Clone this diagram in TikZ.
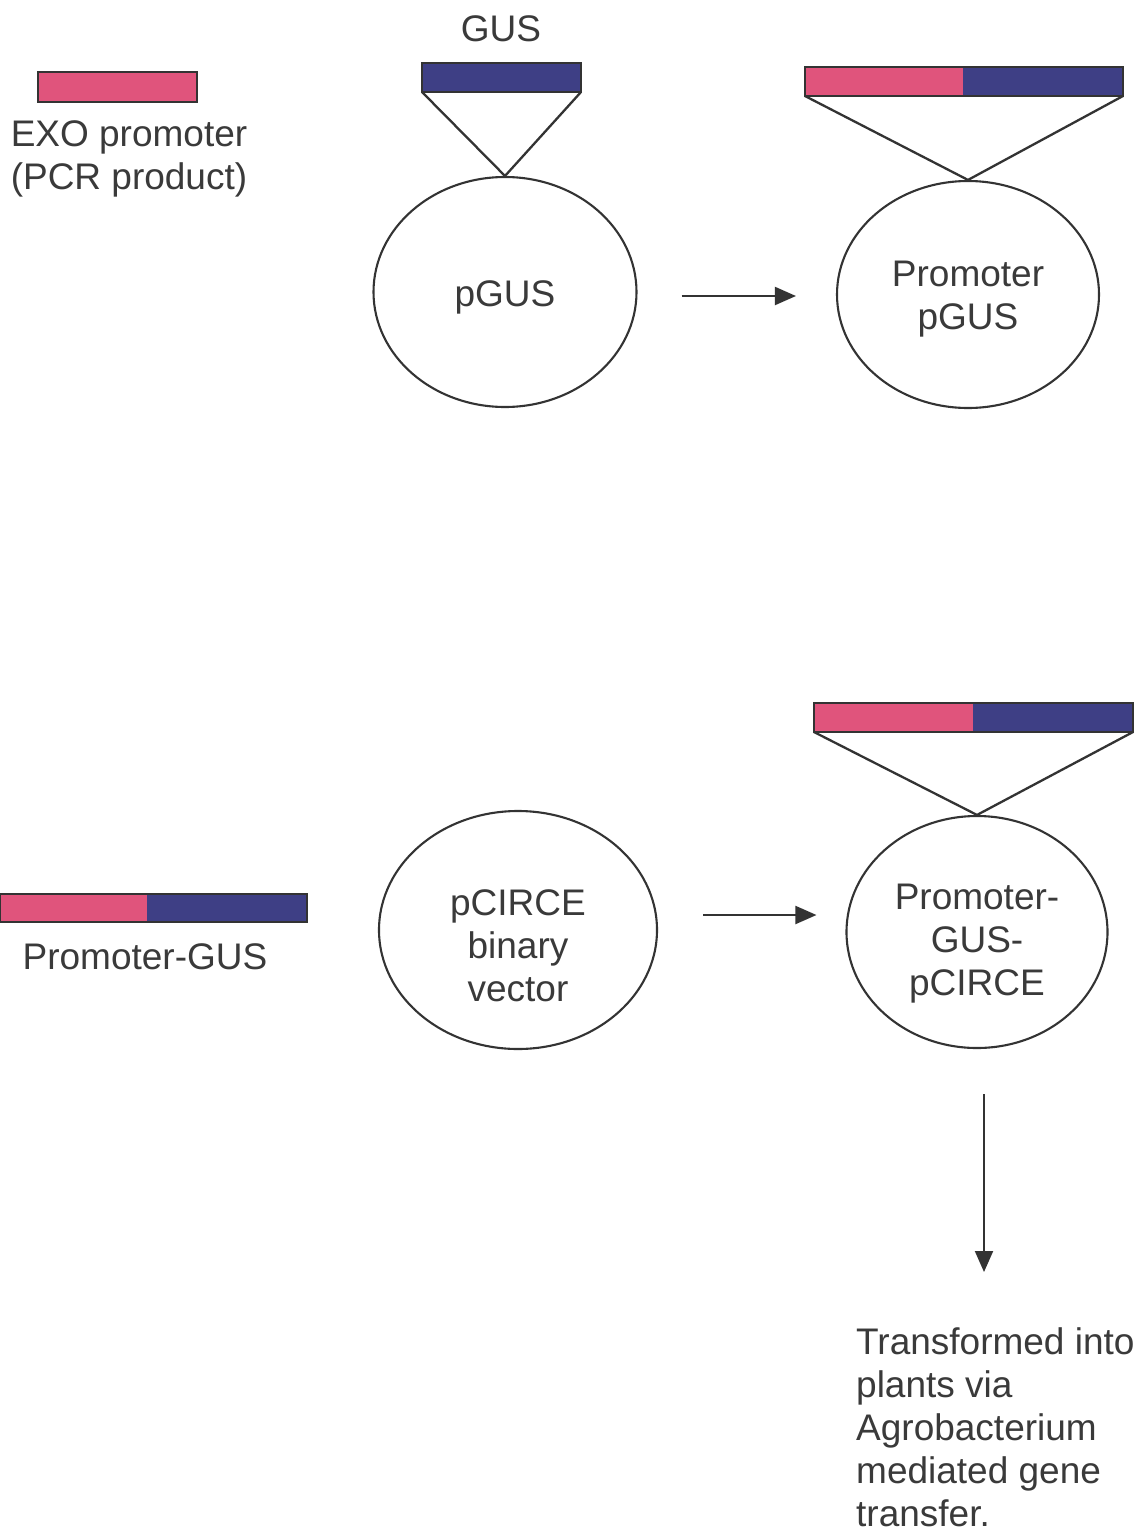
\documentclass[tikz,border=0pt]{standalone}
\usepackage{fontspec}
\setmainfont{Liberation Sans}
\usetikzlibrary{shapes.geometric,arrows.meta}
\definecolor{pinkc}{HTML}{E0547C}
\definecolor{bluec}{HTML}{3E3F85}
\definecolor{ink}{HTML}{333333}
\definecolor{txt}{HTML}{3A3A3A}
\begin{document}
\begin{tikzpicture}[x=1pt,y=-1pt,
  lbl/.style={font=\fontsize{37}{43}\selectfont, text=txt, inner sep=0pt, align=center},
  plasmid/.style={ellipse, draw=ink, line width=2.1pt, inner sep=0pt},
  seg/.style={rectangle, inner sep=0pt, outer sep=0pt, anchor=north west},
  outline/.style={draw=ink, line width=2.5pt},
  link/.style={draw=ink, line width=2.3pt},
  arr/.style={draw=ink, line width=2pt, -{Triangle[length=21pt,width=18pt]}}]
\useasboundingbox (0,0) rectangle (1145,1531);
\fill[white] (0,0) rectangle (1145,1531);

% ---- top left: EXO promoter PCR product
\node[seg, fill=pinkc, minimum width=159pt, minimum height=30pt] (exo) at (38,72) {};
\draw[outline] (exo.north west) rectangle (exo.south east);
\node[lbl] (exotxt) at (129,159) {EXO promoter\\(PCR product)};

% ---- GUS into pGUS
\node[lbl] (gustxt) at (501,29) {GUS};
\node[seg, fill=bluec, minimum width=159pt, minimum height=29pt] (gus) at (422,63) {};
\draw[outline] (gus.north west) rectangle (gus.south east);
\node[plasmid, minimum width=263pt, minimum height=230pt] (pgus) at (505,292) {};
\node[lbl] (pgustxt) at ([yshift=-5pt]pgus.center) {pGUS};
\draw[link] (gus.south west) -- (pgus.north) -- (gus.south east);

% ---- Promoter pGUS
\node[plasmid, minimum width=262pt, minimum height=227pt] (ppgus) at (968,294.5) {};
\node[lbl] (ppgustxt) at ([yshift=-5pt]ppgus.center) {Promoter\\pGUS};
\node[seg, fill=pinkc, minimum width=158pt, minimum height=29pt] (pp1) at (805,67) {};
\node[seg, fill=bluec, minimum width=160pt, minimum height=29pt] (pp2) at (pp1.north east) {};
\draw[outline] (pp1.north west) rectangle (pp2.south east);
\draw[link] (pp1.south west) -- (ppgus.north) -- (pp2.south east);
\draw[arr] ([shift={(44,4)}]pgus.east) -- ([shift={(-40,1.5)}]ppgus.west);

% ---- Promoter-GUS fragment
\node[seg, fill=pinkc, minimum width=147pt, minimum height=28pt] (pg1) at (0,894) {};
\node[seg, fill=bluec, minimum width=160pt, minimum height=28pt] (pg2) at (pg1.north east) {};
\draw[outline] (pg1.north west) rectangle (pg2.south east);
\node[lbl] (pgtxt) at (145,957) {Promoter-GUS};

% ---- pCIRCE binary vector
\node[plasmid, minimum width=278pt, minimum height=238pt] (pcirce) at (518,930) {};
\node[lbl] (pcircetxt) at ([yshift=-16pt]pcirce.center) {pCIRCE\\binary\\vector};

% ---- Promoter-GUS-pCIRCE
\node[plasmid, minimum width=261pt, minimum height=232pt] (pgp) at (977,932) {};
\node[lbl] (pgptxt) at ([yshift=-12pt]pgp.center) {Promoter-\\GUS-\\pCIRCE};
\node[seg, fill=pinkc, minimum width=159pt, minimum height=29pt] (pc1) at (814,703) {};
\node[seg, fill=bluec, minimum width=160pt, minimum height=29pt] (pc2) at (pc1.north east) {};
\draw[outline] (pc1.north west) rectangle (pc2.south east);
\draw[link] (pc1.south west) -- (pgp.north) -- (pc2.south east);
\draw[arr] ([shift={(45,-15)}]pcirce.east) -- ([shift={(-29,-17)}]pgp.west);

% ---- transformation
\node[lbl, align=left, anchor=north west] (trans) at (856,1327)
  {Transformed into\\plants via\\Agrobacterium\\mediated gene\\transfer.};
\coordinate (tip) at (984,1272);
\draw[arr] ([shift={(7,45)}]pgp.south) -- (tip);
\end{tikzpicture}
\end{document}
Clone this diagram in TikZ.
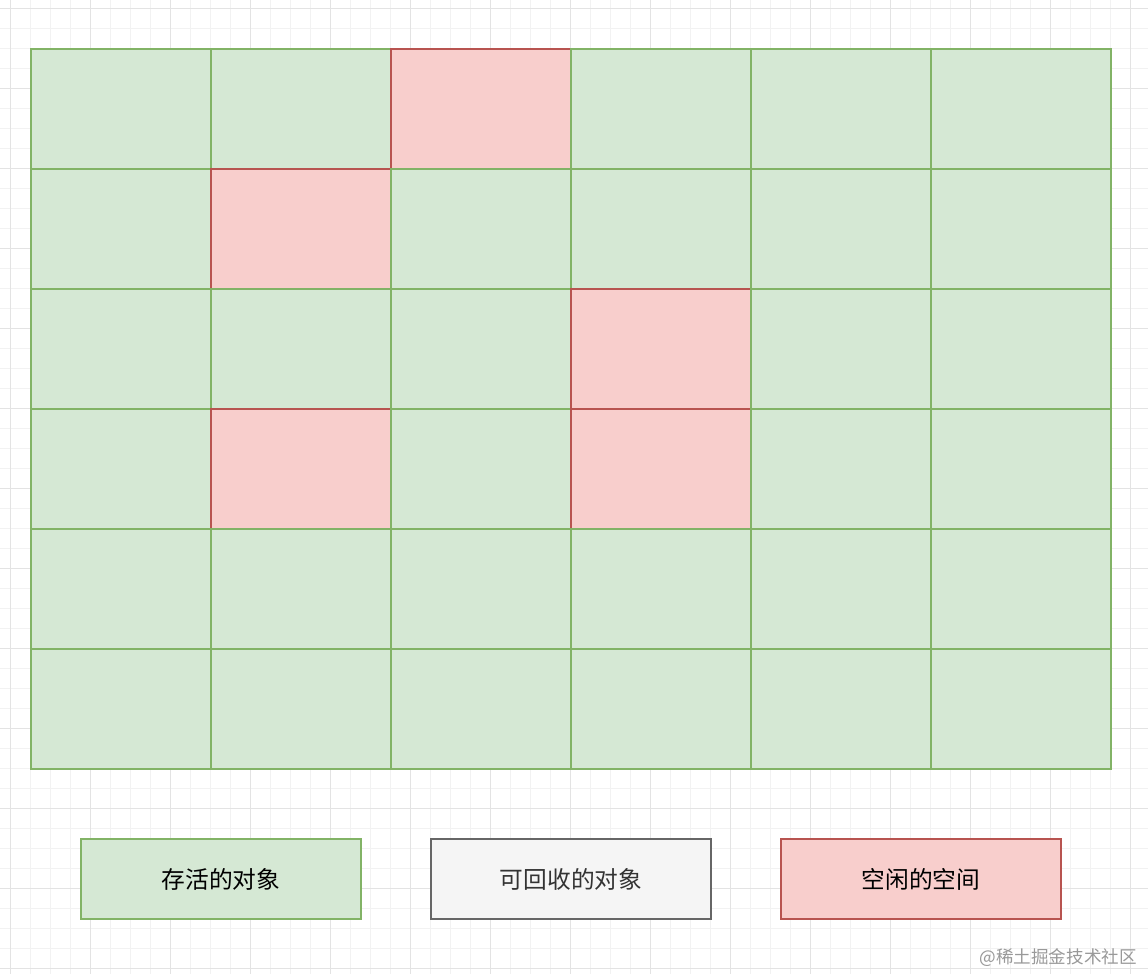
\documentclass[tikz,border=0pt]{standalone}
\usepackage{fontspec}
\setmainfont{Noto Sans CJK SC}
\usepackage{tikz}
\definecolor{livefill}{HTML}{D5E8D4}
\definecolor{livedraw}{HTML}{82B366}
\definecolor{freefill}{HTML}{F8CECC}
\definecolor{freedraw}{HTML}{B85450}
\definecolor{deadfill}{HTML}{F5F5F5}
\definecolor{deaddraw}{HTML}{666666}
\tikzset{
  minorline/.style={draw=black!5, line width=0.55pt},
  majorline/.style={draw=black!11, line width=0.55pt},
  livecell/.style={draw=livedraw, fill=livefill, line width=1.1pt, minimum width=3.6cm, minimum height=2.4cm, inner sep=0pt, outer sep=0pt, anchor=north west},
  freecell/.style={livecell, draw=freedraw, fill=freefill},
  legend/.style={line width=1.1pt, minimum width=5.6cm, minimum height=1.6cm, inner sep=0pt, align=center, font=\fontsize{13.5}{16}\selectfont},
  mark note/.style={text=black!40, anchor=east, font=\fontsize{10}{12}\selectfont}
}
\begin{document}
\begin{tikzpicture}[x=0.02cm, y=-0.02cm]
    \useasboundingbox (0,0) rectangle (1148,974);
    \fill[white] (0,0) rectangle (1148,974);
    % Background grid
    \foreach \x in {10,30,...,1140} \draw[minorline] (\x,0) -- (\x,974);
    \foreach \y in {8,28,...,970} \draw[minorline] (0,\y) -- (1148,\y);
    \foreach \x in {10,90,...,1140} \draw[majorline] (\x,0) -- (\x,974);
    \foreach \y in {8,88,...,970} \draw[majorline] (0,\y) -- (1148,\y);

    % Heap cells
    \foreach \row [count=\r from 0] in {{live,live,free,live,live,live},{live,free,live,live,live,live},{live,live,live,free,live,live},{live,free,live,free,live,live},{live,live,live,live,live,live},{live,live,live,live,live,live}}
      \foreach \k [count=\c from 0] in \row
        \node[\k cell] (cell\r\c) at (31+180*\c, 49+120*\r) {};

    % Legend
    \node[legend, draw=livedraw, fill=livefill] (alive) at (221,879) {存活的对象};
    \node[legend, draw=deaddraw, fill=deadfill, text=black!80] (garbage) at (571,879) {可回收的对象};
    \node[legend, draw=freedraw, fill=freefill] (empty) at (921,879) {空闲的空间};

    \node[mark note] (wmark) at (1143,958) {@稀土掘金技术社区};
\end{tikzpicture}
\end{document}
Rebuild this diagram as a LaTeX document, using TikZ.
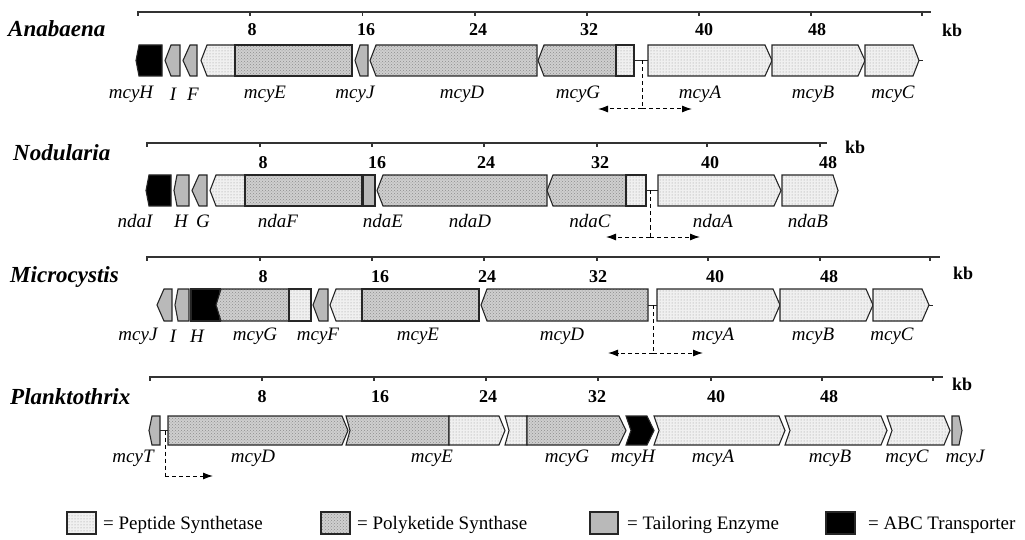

────────────────────────────────────────

[WHAT YOU HAVE TO DO]
Transcribe all entries above exactly. Drop the pictures.

[EXERCISE ANSWER]
Clone this diagram in TikZ.
\documentclass[tikz,border=0pt]{standalone}
\usepackage{fontspec}
\setmainfont{Liberation Sans}
\usetikzlibrary{shapes.geometric,arrows.meta}
\definecolor{pinkc}{HTML}{E0547C}
\definecolor{bluec}{HTML}{3E3F85}
\definecolor{ink}{HTML}{333333}
\definecolor{txt}{HTML}{3A3A3A}
\begin{document}
\begin{tikzpicture}[x=1pt,y=-1pt,
  lbl/.style={font=\fontsize{37}{43}\selectfont, text=txt, inner sep=0pt, align=center},
  plasmid/.style={ellipse, draw=ink, line width=2.1pt, inner sep=0pt},
  seg/.style={rectangle, inner sep=0pt, outer sep=0pt, anchor=north west},
  outline/.style={draw=ink, line width=2.5pt},
  link/.style={draw=ink, line width=2.3pt},
  arr/.style={draw=ink, line width=2pt, -{Triangle[length=21pt,width=18pt]}}]
\useasboundingbox (0,0) rectangle (1145,1531);
\fill[white] (0,0) rectangle (1145,1531);

% ---- top left: EXO promoter PCR product
\node[seg, fill=pinkc, minimum width=159pt, minimum height=30pt] (exo) at (38,72) {};
\draw[outline] (exo.north west) rectangle (exo.south east);
\node[lbl] (exotxt) at (129,159) {EXO promoter\\(PCR product)};

% ---- GUS into pGUS
\node[lbl] (gustxt) at (501,29) {GUS};
\node[seg, fill=bluec, minimum width=159pt, minimum height=29pt] (gus) at (422,63) {};
\draw[outline] (gus.north west) rectangle (gus.south east);
\node[plasmid, minimum width=263pt, minimum height=230pt] (pgus) at (505,292) {};
\node[lbl] (pgustxt) at ([yshift=-5pt]pgus.center) {pGUS};
\draw[link] (gus.south west) -- (pgus.north) -- (gus.south east);

% ---- Promoter pGUS
\node[plasmid, minimum width=262pt, minimum height=227pt] (ppgus) at (968,294.5) {};
\node[lbl] (ppgustxt) at ([yshift=-5pt]ppgus.center) {Promoter\\pGUS};
\node[seg, fill=pinkc, minimum width=158pt, minimum height=29pt] (pp1) at (805,67) {};
\node[seg, fill=bluec, minimum width=160pt, minimum height=29pt] (pp2) at (pp1.north east) {};
\draw[outline] (pp1.north west) rectangle (pp2.south east);
\draw[link] (pp1.south west) -- (ppgus.north) -- (pp2.south east);
\draw[arr] ([shift={(44,4)}]pgus.east) -- ([shift={(-40,1.5)}]ppgus.west);

% ---- Promoter-GUS fragment
\node[seg, fill=pinkc, minimum width=147pt, minimum height=28pt] (pg1) at (0,894) {};
\node[seg, fill=bluec, minimum width=160pt, minimum height=28pt] (pg2) at (pg1.north east) {};
\draw[outline] (pg1.north west) rectangle (pg2.south east);
\node[lbl] (pgtxt) at (145,957) {Promoter-GUS};

% ---- pCIRCE binary vector
\node[plasmid, minimum width=278pt, minimum height=238pt] (pcirce) at (518,930) {};
\node[lbl] (pcircetxt) at ([yshift=-16pt]pcirce.center) {pCIRCE\\binary\\vector};

% ---- Promoter-GUS-pCIRCE
\node[plasmid, minimum width=261pt, minimum height=232pt] (pgp) at (977,932) {};
\node[lbl] (pgptxt) at ([yshift=-12pt]pgp.center) {Promoter-\\GUS-\\pCIRCE};
\node[seg, fill=pinkc, minimum width=159pt, minimum height=29pt] (pc1) at (814,703) {};
\node[seg, fill=bluec, minimum width=160pt, minimum height=29pt] (pc2) at (pc1.north east) {};
\draw[outline] (pc1.north west) rectangle (pc2.south east);
\draw[link] (pc1.south west) -- (pgp.north) -- (pc2.south east);
\draw[arr] ([shift={(45,-15)}]pcirce.east) -- ([shift={(-29,-17)}]pgp.west);

% ---- transformation
\node[lbl, align=left, anchor=north west] (trans) at (856,1327)
  {Transformed into\\plants via\\Agrobacterium\\mediated gene\\transfer.};
\coordinate (tip) at (984,1272);
\draw[arr] ([shift={(7,45)}]pgp.south) -- (tip);
\end{tikzpicture}
\end{document}
Clone this diagram in TikZ.
\documentclass[tikz,border=0pt]{standalone}
\usepackage{fontspec}
\setmainfont{Noto Sans CJK SC}
\usepackage{tikz}
\definecolor{livefill}{HTML}{D5E8D4}
\definecolor{livedraw}{HTML}{82B366}
\definecolor{freefill}{HTML}{F8CECC}
\definecolor{freedraw}{HTML}{B85450}
\definecolor{deadfill}{HTML}{F5F5F5}
\definecolor{deaddraw}{HTML}{666666}
\tikzset{
  minorline/.style={draw=black!5, line width=0.55pt},
  majorline/.style={draw=black!11, line width=0.55pt},
  livecell/.style={draw=livedraw, fill=livefill, line width=1.1pt, minimum width=3.6cm, minimum height=2.4cm, inner sep=0pt, outer sep=0pt, anchor=north west},
  freecell/.style={livecell, draw=freedraw, fill=freefill},
  legend/.style={line width=1.1pt, minimum width=5.6cm, minimum height=1.6cm, inner sep=0pt, align=center, font=\fontsize{13.5}{16}\selectfont},
  mark note/.style={text=black!40, anchor=east, font=\fontsize{10}{12}\selectfont}
}
\begin{document}
\begin{tikzpicture}[x=0.02cm, y=-0.02cm]
    \useasboundingbox (0,0) rectangle (1148,974);
    \fill[white] (0,0) rectangle (1148,974);
    % Background grid
    \foreach \x in {10,30,...,1140} \draw[minorline] (\x,0) -- (\x,974);
    \foreach \y in {8,28,...,970} \draw[minorline] (0,\y) -- (1148,\y);
    \foreach \x in {10,90,...,1140} \draw[majorline] (\x,0) -- (\x,974);
    \foreach \y in {8,88,...,970} \draw[majorline] (0,\y) -- (1148,\y);

    % Heap cells
    \foreach \row [count=\r from 0] in {{live,live,free,live,live,live},{live,free,live,live,live,live},{live,live,live,free,live,live},{live,free,live,free,live,live},{live,live,live,live,live,live},{live,live,live,live,live,live}}
      \foreach \k [count=\c from 0] in \row
        \node[\k cell] (cell\r\c) at (31+180*\c, 49+120*\r) {};

    % Legend
    \node[legend, draw=livedraw, fill=livefill] (alive) at (221,879) {存活的对象};
    \node[legend, draw=deaddraw, fill=deadfill, text=black!80] (garbage) at (571,879) {可回收的对象};
    \node[legend, draw=freedraw, fill=freefill] (empty) at (921,879) {空闲的空间};

    \node[mark note] (wmark) at (1143,958) {@稀土掘金技术社区};
\end{tikzpicture}
\end{document}
Rebuild this diagram as a LaTeX document, using TikZ.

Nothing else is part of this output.